● **INSTRUCTIONS FOR THE TASK**: Report every line in the listing below where the string "this" shows up.

** START OF LISTING **

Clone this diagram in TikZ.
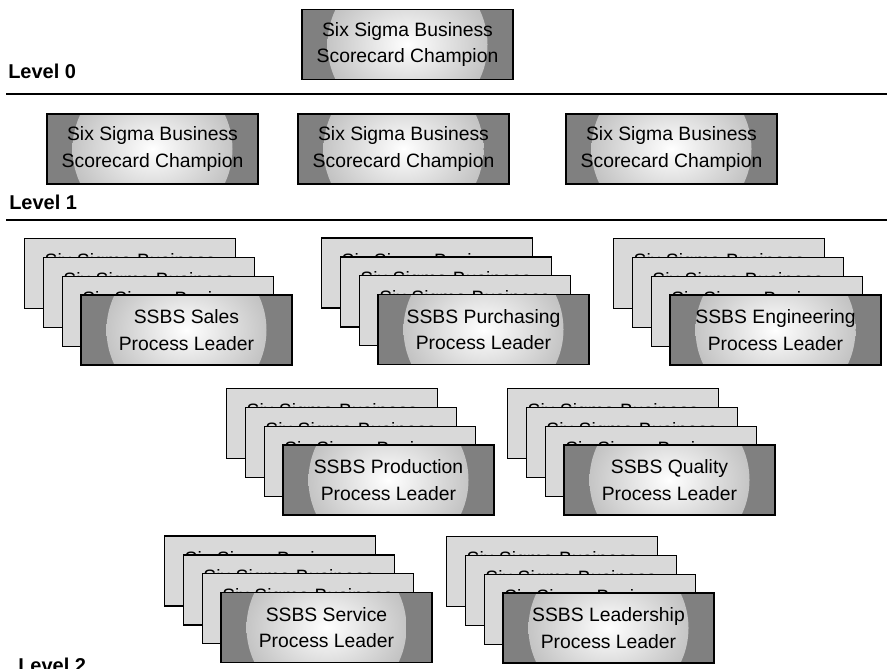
\documentclass[tikz,border=0pt]{standalone}
\usepackage{fontspec}
\setmainfont{Liberation Sans}
\usetikzlibrary{positioning}

\tikzset{
  champ/.style={draw, line width=1pt, fill=gray, inner sep=0pt,
    minimum width=158.25pt, minimum height=52.5pt, align=center,
    font=\fontsize{14.5}{20}\selectfont,
    path picture={\shade[inner color=white, outer color=gray!60]
      (path picture bounding box.center) circle (60pt);}},
  backcard/.style={draw, line width=1pt, fill=gray!30, inner sep=0pt,
    minimum width=158.25pt, minimum height=52.5pt,
    text height=21.8pt, text depth=30.7pt,
    font=\fontsize{14.5}{20}\selectfont},
  levellabel/.style={anchor=base west, inner sep=0pt,
    font=\fontsize{15}{18}\selectfont\bfseries},
  levelrule/.style={line width=2pt}
}

\begin{document}
\begin{tikzpicture}[x=0.75pt,y=0.75pt,yscale=-1,xscale=1]
  \useasboundingbox (0,0) rectangle (887,668);

  % Level 0
  \node[champ] (champion) at (407.5,44.5) {Six Sigma Business\\Scorecard Champion};
  \node[levellabel] (level0) at (8,78) {Level 0};
  \draw[levelrule] (6,94) -- (887,94);

  % Level 1
  \node[champ] (champion-a) at (152.5,149) {Six Sigma Business\\Scorecard Champion};
  \node[champ] (champion-b) at (403.5,149) {Six Sigma Business\\Scorecard Champion};
  \node[champ] (champion-c) at (671.5,149) {Six Sigma Business\\Scorecard Champion};
  \node[levellabel] (level1) at (9,209) {Level 1};
  \draw[levelrule] (6,220) -- (887,220);

  % Level 2 : process leader stacks
  \foreach \name/\cx/\cy/\unit in {sales/186.5/330/Sales,
      purchasing/483.5/329.5/Purchasing, engineering/775.5/330/Engineering,
      production/388.5/480/Production, quality/669.5/480/Quality,
      service/326.5/627.5/Service, leadership/608.5/628/Leadership} {
    \foreach \i in {3,2,1}
      \node[backcard] (\name-\i) at ({\cx-18.8*\i},{\cy-18.8*\i}) {Six Sigma Business};
    \node[champ] (\name) at (\cx,\cy) {SSBS \unit\\Process Leader};
  }
  \node[levellabel] (level2) at (18,672) {Level 2};
\end{tikzpicture}
\end{document}
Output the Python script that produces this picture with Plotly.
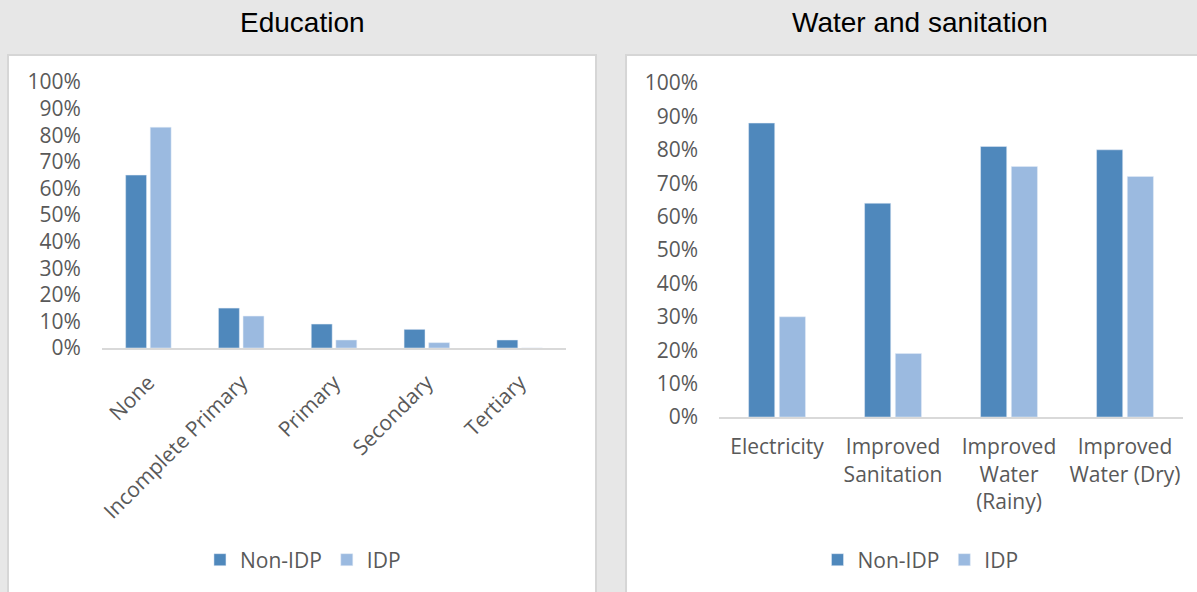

** END OF LISTING **

● **ANSWER IN FULL**:
Clone this diagram in TikZ.
Output the Python script that produces this picture with Plotly.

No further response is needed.